@ l’auteur
Autant l’argument de la dignité humaine est inopérant pour
justifier une interdiction du voile intégral ( lorsque ce dernier est porté par
une femme « en son âme et conscience », ce n’est pas à autrui de
définir à sa place en quoi doit consister sa propre dignité ), autant l’argument tiré
du passé colonial de la France pour « tolérer » ce même voile me
paraît foncièrement anachronique.
Car contrairement à ce que suggère M. Louvel,
les données du problème entre l’Algérie française d’hier et la France multiculturelle
d’aujourd’hui sont différentes.
En premier lieu, dans le contexte de l’Algérie française, le
respect de la diversité religieuse évoqué par M. Louvel était surtout motivé
par l’opportunisme politique de l’administration coloniale : respecter la
religion musulmane, c’était s’assurer une paix relative en ne bouleversant pas
l’ordre social.
Ensuite, ce respect s’inspirait bien plus de la politique
gallicane d’Ancien Régime que de la loi républicaine de 1905 (qui n’a jamais
été appliquée en Algérie). Les gouverneurs coloniaux intervenaient dans le
choix des oulémas et entretenaient la sujétion de ces derniers en s’assurant de
leur dépendance économique : les monarques n’avaient pas agi autrement
pour inféoder le clergé.
Enfin et surtout, M. Louvel passe un peu vite sur les
conséquences de la « tolérance » coloniale quant à la condition des
femmes algériennes. Outre le fait que la polygamie n’a jamais été interdite
sous la domination française ( par crainte de provoquer une trop grande
crispation chez les « indigènes », et également parce que la pratique
était considérée comme marginale et appelée à disparaître ), les mariages
forcés et la pratique de la répudiation réservaient aux femmes musulmanes un
sort peu enviable en comparaison de celui de leurs consoeurs européennes.
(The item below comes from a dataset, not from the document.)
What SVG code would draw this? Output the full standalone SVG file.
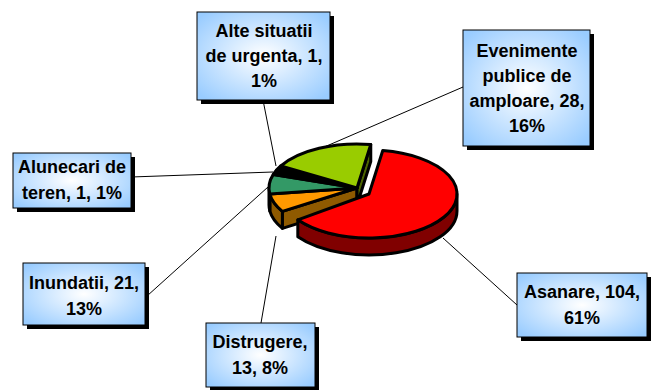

Autrement dit la tolérance tant vantée par M. Louvel se
caractérisait surtout par une indifférence de l’Etat colonial à l’égard statut
de la femme musulmane. Certains auteurs (dont Julia Clancy Smith) soutiennent
d’ailleurs la thèse selon laquelle le maintien de l’infériorité juridique de la
femme musulmane aurait été plus ou moins négociée entre les confréries
religieuses musulmanes et le pouvoir colonial.
La référence à « la belle époque de la burqa » est
donc pour le moins malheureuse...
Enfin concernant le texte de Fanon, il me semble impropre à
rendre compte du débat actuel autour du voile intégral, sauf à considérer que les représentantes des associations
féministes qui plaident en faveur d’une loi d’interdiction sont dominées par de
troubles pulsions saphiques...
Néanmoins, Fanon emploie (malgré lui) un terme qui offre
aujourd’hui l’une des clés de la problématique actuelle : le port du voile
intégral abolit la réciprocité dans l’espace public.
***
PS : Pour ceux qui souhaiteraient plus d’informations
sur le statut de la femme musulmane dans l’Algérie française, quelques livres
et articles de référence :
- Louis-Augustin Barrière, Le statut personnel des musulmans
d’Algérie de 1834 à 1962, Presses universitaires de Dijon,1993.
- Diane Sambron, Les Femmes algériennes pendant la
colonisation, Edition Riveneuve, 2009.
- Julia Clancy-Smith, Le regard colonial : Islam, genre et
identités dans la fabrication de l’Algérie française, 1830-1962, article paru
dans la revue « Nouvelles Questions Féministes » : « Sexisme
et Racisme : le cas français » Volume 25 N° 1-2006.